Further, nothing said so far by the new chairmen of these councils, after the local government elections of a fortnight ago, causes us to be sanguine about their capacity for transformation. Mostly, they have talked about approaching the central government for support for this or that project - without offering substance, scope or cost.
Nonetheless, we are willing to be convinced otherwise. In that respect, we will offer advice and support to those councils, and leaders, who demonstrate an inclination to new ways of doing things and fresh, big ideas for the growth and development of communities and regions.
Our first deliverable on the mission is to commend to municipal corporations an article published Sunday in this newspaper by Carol Archer, an associate professor in urban and regional planning and public policy at the University of Technology,
Dr Archer anchors her piece in the outcome of a recent UN Habitat conference that focused on integrated approaches to urban development and planning. Or, as she put it, of approaching development in a way that "cities, towns, and villages must be tied together, or integrated", so that any changes in cities or more urbanised areas must benefit rural areas and vice versa.
These ideas have relevance for Jamaica, which has urbanised rapidly over the past half-century. Fifty-three per cent of the population live in urban, or near-urban communities - and not just the parish capitals.
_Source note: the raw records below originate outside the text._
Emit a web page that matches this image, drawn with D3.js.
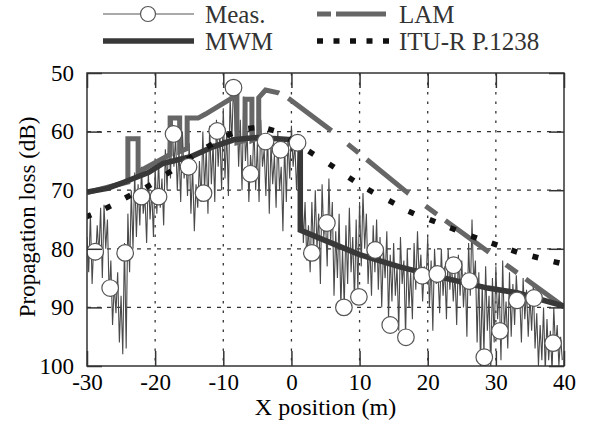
<!DOCTYPE html>
<html>
<head>
<meta charset="utf-8">
<script src="https://cdn.jsdelivr.net/npm/d3@7"></script>
<style>
    body { margin: 0; background: #fff; }
    #chart { width: 594px; height: 423px; }
    text { font-family: "Liberation Serif", "Times New Roman", serif; }
</style>
</head>
<body>
<div id="chart"></div>
<script>
/* DATA */
const xTicks = [-30, -20, -10, 0, 10, 20, 30, 40];
const yTicks = [50, 60, 70, 80, 90, 100];

// measured trace, one value every 0.25 m from -30 m
const traceStart = -30;
const traceStep = 0.25;
const traceY = [
    78, 84, 74, 86, 79, 82, 76, 81, 73, 85,
    72.5, 80, 75, 88, 82, 93, 86, 91, 84, 96,
    88, 98, 79, 97, 74, 84, 70, 80, 67, 78,
    69, 76, 66, 74, 71, 79, 67, 75, 70, 78,
    66, 74, 65, 73, 68, 76, 63, 70, 60, 68,
    58, 66, 61, 70, 63, 72, 60, 68, 64, 71,
    62, 74, 66, 77, 69, 73, 65, 72, 60, 70,
    63, 74, 59, 69, 62, 72, 58, 66, 60, 70,
    56, 68, 60, 71, 54, 62, 51.5, 60, 55, 66,
    58, 70, 54, 65, 60, 72, 64, 68, 59, 70,
    62, 72, 58, 66, 63, 71, 60, 74, 62, 69,
    64, 73, 60, 70, 66, 77, 62, 72, 61, 68,
    59, 66, 62, 70, 63, 74, 68, 79, 72, 82,
    76, 84, 72, 81, 70, 80, 74, 86, 69, 78,
    75, 83, 68, 79, 72, 88, 77, 85, 74, 90,
    80, 90, 76, 86, 73, 84, 78, 89, 75, 87,
    72, 83, 70.5, 80, 74, 86, 79, 88, 76, 84,
    75, 87, 78, 90, 80, 85, 77, 92, 81, 89,
    79, 88, 83, 94, 78, 86, 82, 95, 80, 90,
    84, 92, 79, 87, 77, 85, 81, 89, 83, 86,
    78, 90, 82, 94, 80, 86, 84, 91, 80, 88,
    83, 92, 80, 87, 82, 89, 84, 93, 81, 88,
    82, 90, 84, 95, 79, 88, 75, 86, 82, 96,
    84, 100, 86, 98, 83, 94, 88, 101, 85, 96,
    83, 92, 87, 99, 82, 94, 89, 97, 84, 95,
    86, 93, 84.5, 90, 88, 96, 85, 92, 87, 95,
    88, 94, 86, 97, 91, 100, 93, 99, 90, 101,
    92, 99, 94, 101, 90, 97, 93, 100, 95, 99
];

// circle markers on the measured trace
const measX = [-28.8, -26.6, -24.4, -22.0, -19.5, -17.3, -15.1, -12.9, -10.9, -8.5,
               -6.0, -3.8, -1.6, 0.9, 3.0, 5.2, 7.7, 9.9, 12.3, 14.5,
               16.8, 19.2, 21.4, 23.8, 26.1, 28.3, 30.6, 33.1, 35.6, 38.4];
const measY = [80.5, 86.7, 80.7, 71.1, 71.1, 60.4, 66.0, 70.5, 59.9, 52.5,
               67.2, 61.7, 63.1, 61.9, 80.7, 75.6, 90.0, 88.2, 80.2, 93.0,
               95.1, 84.6, 84.3, 82.8, 85.5, 98.5, 94.0, 88.8, 88.4, 96.1];

// LAM
const lamX = [-30, -24, -24, -22.5, -22.5, -17.8, -17.8, -16.4, -16.4, -15.3, -15.3, -13.7, -12.6, -8.5,
              -8, -8, -6.8, -6.8, -5.8, -5.8, -4.8, -4.8, -3.8, -1.9, -0.6, 5.7, 17.1, 29.1, 40];
const lamY = [70.4, 68.6, 61.2, 61.2, 66.9, 63.9, 57.7, 57.7, 63.4, 62.9, 57.7, 57.7, 57, 54.1,
              54, 61.9, 61.5, 54.5, 54.5, 61.5, 61, 54.2, 52.9, 53.4, 54.2, 59.7, 70.5, 80.7, 89.9];
const lamPeakIndex = 22;

// MWM
const mwmX = [-30, -27, -24.5, -21, -18.8, -14.8, -11.5, -8.5, -5, -2, 1.3, 1.3, 5, 10, 15.9, 22.5, 28.8, 33.1, 40];
const mwmY = [70.3, 69.7, 68.6, 67.0, 65.4, 64.3, 62.6, 61.4, 61.0, 61.2, 61.5, 76.8, 78.6, 81.0, 83.1, 85.0, 86.7, 87.5, 89.8];

// ITU-R P.1238
const ituX = [-29.8, -26.9, -24.0, -21.0, -18.0, -14.9, -12.0, -9.1, -5.9, -3.0, 0.0, 2.9,
              5.9, 8.8, 11.6, 14.7, 17.6, 20.7, 23.7, 26.8, 29.8, 32.7, 35.8, 38.9];
const ituY = [74.4, 72.9, 71.1, 69.3, 67.0, 64.5, 62.4, 60.5, 59.4, 59.7, 61.4, 63.6,
              65.8, 68.1, 70.1, 72.0, 73.8, 75.2, 76.6, 78.0, 79.2, 80.4, 81.4, 82.3];

/* SVG */
const width = 594;
const height = 423;
const margin = {top: 73, left: 87, right: 30, bottom: 57};

const svg = d3.select("#chart")
    .append("svg")
    .attr("width", width)
    .attr("height", height);

/* SCALES */
const xScale = d3.scaleLinear()
    .domain([-30, 40])
    .range([margin.left, width - margin.right]);

const yScale = d3.scaleLinear()
    .domain([50, 100])
    .range([margin.top, height - margin.bottom]);

const x0 = xScale(-30), x1 = xScale(40), y0 = yScale(50), y1 = yScale(100);

/* GRID */
svg.append("g").selectAll("line")
    .data(xTicks.slice(1, -1))
    .enter()
    .append("line")
    .attr("x1", d => xScale(d)).attr("x2", d => xScale(d))
    .attr("y1", y0).attr("y2", y1)
    .attr("stroke", "#333").attr("stroke-width", 1.3)
    .attr("stroke-dasharray", "2.5,7");

svg.append("g").selectAll("line")
    .data(yTicks.slice(1, -1))
    .enter()
    .append("line")
    .attr("x1", x0).attr("x2", x1)
    .attr("y1", d => yScale(d)).attr("y2", d => yScale(d))
    .attr("stroke", "#333").attr("stroke-width", 1.3)
    .attr("stroke-dasharray", "4,6");

/* CLIP */
svg.append("clipPath").attr("id", "plot")
    .append("rect")
    .attr("x", x0).attr("y", y0)
    .attr("width", x1 - x0).attr("height", y1 - y0);

const plot = svg.append("g").attr("clip-path", "url(#plot)");

/* MEASURED TRACE */
const trace = traceY.map((v, i) => ({x: traceStart + i * traceStep, y: v}));
const line = d3.line().x(d => xScale(d.x)).y(d => yScale(d.y));

plot.append("path")
    .datum(trace)
    .attr("d", line)
    .attr("fill", "none")
    .attr("stroke", "#4a4a4a")
    .attr("stroke-width", 1.1);

/* LAM */
const lamData = lamX.map((v, i) => ({x: v, y: lamY[i]}));
const lamPath = plot.append("path")
    .datum(lamData)
    .attr("d", line)
    .attr("fill", "none")
    .attr("stroke", "#666")
    .attr("stroke-width", 5);

// solid up to the peak, dashed (short / long) after it
const tmp = svg.append("path").attr("d", line(lamData.slice(0, lamPeakIndex + 1)));
const peakLen = tmp.node().getTotalLength();
tmp.remove();
const totalLen = lamPath.node().getTotalLength();
const dashes = [peakLen + 14, 10.5, 54, 21];
let covered = peakLen + 99.5;
while (covered < totalLen + 100) {
    dashes.push(14, 10.5, 54, 21);
    covered += 99.5;
}
lamPath.attr("stroke-dasharray", dashes.join(","));

/* MWM */
plot.append("path")
    .datum(mwmX.map((v, i) => ({x: v, y: mwmY[i]})))
    .attr("d", line)
    .attr("fill", "none")
    .attr("stroke", "#383838")
    .attr("stroke-width", 5.5)
    .attr("stroke-linejoin", "miter");

/* ITU-R P.1238 */
const itu = ituX.map((v, i) => {
    const a = i > 0 ? i - 1 : i;
    const b = i < ituX.length - 1 ? i + 1 : i;
    const ang = Math.atan2(yScale(ituY[b]) - yScale(ituY[a]), xScale(ituX[b]) - xScale(ituX[a]));
    return {x: v, y: ituY[i], ang: ang};
});

plot.append("g").selectAll("line")
    .data(itu)
    .enter()
    .append("line")
    .attr("x1", d => xScale(d.x) - 3 * Math.cos(d.ang))
    .attr("y1", d => yScale(d.y) - 3 * Math.sin(d.ang))
    .attr("x2", d => xScale(d.x) + 3 * Math.cos(d.ang))
    .attr("y2", d => yScale(d.y) + 3 * Math.sin(d.ang))
    .attr("stroke", "#111")
    .attr("stroke-width", 5.5);

/* MARKERS */
plot.append("g").selectAll("circle")
    .data(measX.map((v, i) => ({x: v, y: measY[i]})))
    .enter()
    .append("circle")
    .attr("cx", d => xScale(d.x))
    .attr("cy", d => yScale(d.y))
    .attr("r", 8.3)
    .attr("fill", "#fff")
    .attr("stroke", "#555")
    .attr("stroke-width", 1.2);

/* AXES */
const tickLen = 15;
const xAxis = svg.append("g")
    .attr("transform", `translate(0,${y1})`)
    .call(d3.axisBottom(xScale).tickValues(xTicks).tickSize(-tickLen).tickPadding(8)
        .tickFormat(d => String(d)));

const xAxisTop = svg.append("g")
    .attr("transform", `translate(0,${y0})`)
    .call(d3.axisTop(xScale).tickValues(xTicks).tickSize(-tickLen).tickFormat(""));

const yAxis = svg.append("g")
    .attr("transform", `translate(${x0},0)`)
    .call(d3.axisLeft(yScale).tickValues(yTicks).tickSize(-tickLen).tickPadding(13)
        .tickFormat(d => String(d)));

const yAxisRight = svg.append("g")
    .attr("transform", `translate(${x1},0)`)
    .call(d3.axisRight(yScale).tickValues(yTicks).tickSize(-tickLen).tickFormat(""));

svg.selectAll(".domain").remove();
svg.selectAll(".tick line").attr("stroke", "#333").attr("stroke-width", 1.5);
svg.selectAll(".tick text")
    .attr("font-family", "Liberation Serif, serif")
    .attr("font-size", 23)
    .attr("fill", "#000");

svg.append("rect")
    .attr("x", x0).attr("y", y0)
    .attr("width", x1 - x0).attr("height", y1 - y0)
    .attr("fill", "none")
    .attr("stroke", "#333")
    .attr("stroke-width", 1.5);

/* AXIS LABELS */
svg.append("text")
    .attr("x", (x0 + x1) / 2)
    .attr("y", 415)
    .attr("text-anchor", "middle")
    .attr("font-size", 24)
    .text("X position (m)");

svg.append("text")
    .attr("transform", "rotate(-90)")
    .attr("x", -217)
    .attr("y", 35)
    .attr("text-anchor", "middle")
    .attr("font-size", 23)
    .text("Propagation loss (dB)");

/* LEGEND */
const legend = svg.append("g");
const row1 = 14, row2 = 41;

legend.append("line")
    .attr("x1", 103).attr("x2", 194).attr("y1", row1).attr("y2", row1)
    .attr("stroke", "#555").attr("stroke-width", 1.2);
legend.append("circle")
    .attr("cx", 148).attr("cy", row1).attr("r", 7.5)
    .attr("fill", "#fff").attr("stroke", "#555").attr("stroke-width", 1.2);

legend.append("line")
    .attr("x1", 317).attr("x2", 386).attr("y1", row1).attr("y2", row1)
    .attr("stroke", "#666").attr("stroke-width", 5)
    .attr("stroke-dasharray", "14,5,50");

legend.append("line")
    .attr("x1", 103).attr("x2", 194).attr("y1", row2).attr("y2", row2)
    .attr("stroke", "#383838").attr("stroke-width", 5.5);

legend.append("line")
    .attr("x1", 317).attr("x2", 389).attr("y1", row2).attr("y2", row2)
    .attr("stroke", "#111").attr("stroke-width", 5.5)
    .attr("stroke-dasharray", "6,10.5");

const labels = [
    {t: "Meas.", x: 205, y: row1},
    {t: "LAM", x: 399, y: row1},
    {t: "MWM", x: 205, y: row2},
    {t: "ITU-R P.1238", x: 399, y: row2}
];
legend.selectAll("text")
    .data(labels)
    .enter()
    .append("text")
    .attr("x", d => d.x)
    .attr("y", d => d.y)
    .attr("dy", "0.35em")
    .attr("font-size", 25)
    .attr("fill", "#333")
    .text(d => d.t);
</script>
</body>
</html>
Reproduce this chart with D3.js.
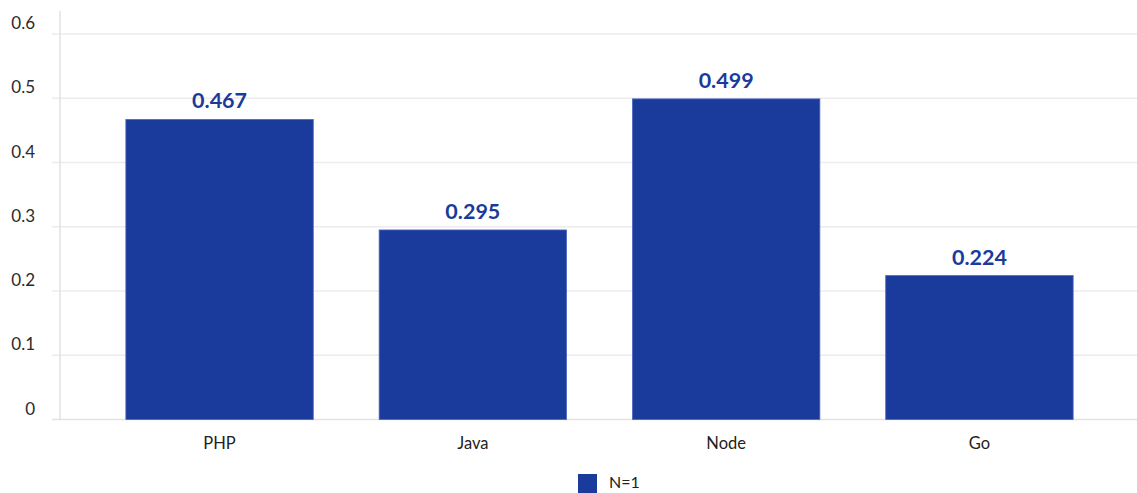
<!DOCTYPE html>
<html>
<head>
<meta charset="utf-8">
<script src="https://cdn.jsdelivr.net/npm/d3@7"></script>
<style>
  body { margin: 0; background: #fff; }
  svg { display: block; font-family: Lato, "Open Sans", sans-serif; }
</style>
</head>
<body>
<svg width="1137" height="493"></svg>
<script>
// Chart data
const categories = ["PHP", "Java", "Node", "Go"];
const values = [0.467, 0.295, 0.499, 0.224];
const yTicks = [0, 0.1, 0.2, 0.3, 0.4, 0.5, 0.6];
const seriesName = "N=1";

const BAR_COLOR = "#1a3a9c";

const svg = d3.select("svg"),
    width = +svg.attr("width"),
    height = +svg.attr("height");

// plot area bounds
const plotLeft = 60, plotRight = 1139, plotTop = 34, plotBottom = 419.5;

let x = d3.scaleBand().domain(categories).range([plotLeft, plotRight]).padding(0.26);
let y = d3.scaleLinear().domain([0, 0.6]).range([plotBottom, plotTop]);

// gridlines
svg.append("g")
    .selectAll("line")
    .data(yTicks)
    .enter().append("line")
    .attr("x1", 52)
    .attr("x2", width)
    .attr("y1", d => y(d))
    .attr("y2", d => y(d))
    .attr("stroke", d => d === 0 ? "#e2e2e6" : "#ececef")
    .attr("stroke-width", 1.5);

// y axis line
svg.append("line")
    .attr("x1", plotLeft).attr("x2", plotLeft)
    .attr("y1", 11).attr("y2", plotBottom)
    .attr("stroke", "#e2e2e6")
    .attr("stroke-width", 1.5);

// y tick labels
svg.append("g")
    .selectAll("text")
    .data(yTicks)
    .enter().append("text")
    .attr("x", 35)
    .attr("y", d => y(d) - 5)
    .attr("text-anchor", "end")
    .attr("font-size", 17)
    .attr("fill", "#2a2a2a")
    .text(d => d === 0 ? "0" : d3.format(".1f")(d));

// bars
svg.append("g")
    .selectAll("rect")
    .data(categories)
    .enter().append("rect")
    .attr("x", d => x(d))
    .attr("width", x.bandwidth())
    .attr("y", (d, i) => y(values[i]))
    .attr("height", (d, i) => plotBottom - y(values[i]))
    .attr("fill", BAR_COLOR)
    .attr("stroke", "#4f68bd")
    .attr("stroke-width", 0.8);

// value labels
svg.append("g")
    .selectAll("text")
    .data(categories)
    .enter().append("text")
    .attr("x", d => x(d) + x.bandwidth() / 2)
    .attr("y", (d, i) => y(values[i]) - 11)
    .attr("text-anchor", "middle")
    .attr("font-size", 21.5)
    .attr("font-weight", "bold")
    .attr("fill", BAR_COLOR)
    .text((d, i) => values[i].toFixed(3));

// x labels
svg.append("g")
    .selectAll("text")
    .data(categories)
    .enter().append("text")
    .attr("x", d => x(d) + x.bandwidth() / 2)
    .attr("y", 449)
    .attr("text-anchor", "middle")
    .attr("font-size", 16.5)
    .attr("fill", "#222")
    .text(d => d);

// legend
svg.append("rect")
    .attr("x", 578).attr("y", 474)
    .attr("width", 19).attr("height", 19)
    .attr("fill", BAR_COLOR);

svg.append("text")
    .attr("x", 609).attr("y", 488)
    .attr("font-size", 16)
    .attr("fill", "#222")
    .text(seriesName);
</script>
</body>
</html>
Urban growth poses new challenges to policymakers and governments: for shelter, infrastructure, public safety and, critically, for how these services are to be funded.
Moreover, it requires new narrative and vocabulary other than that which Jamaican local government authorities have hitherto employed. Up to now, municipalities have seen big ideas as being solely within the purview of national governments. Job creation meant for them the seasonal employment of low or unskilled labour, not to exchange value for money, but lend process to handouts.
As Dr Archer observed: "It is also clear that there is limited or no recognition by our local government elected officials to linkages and connectivity between decisions made at parish councils and the wider global mandates."
Jamaicans recognise this disconnect. They have rewarded it with an absence of "confidence in the ability of local government to shift awareness, actions, and activism to address" their needs. So, only 30 per cent of the electorate bothered to vote in the municipal elections.
The national government gave a nod to this shifting paradigm in the new local governance act, passed this year. It affords greater powers to municipal corporations, including the ability to raise some debt to finance programmes. That is important.
But if local government authorities are to be relevant, what they require first is an intellectual alignment, which means extricating themselves from their pasts and embracing ideas and visions of the kind that are being offered to them.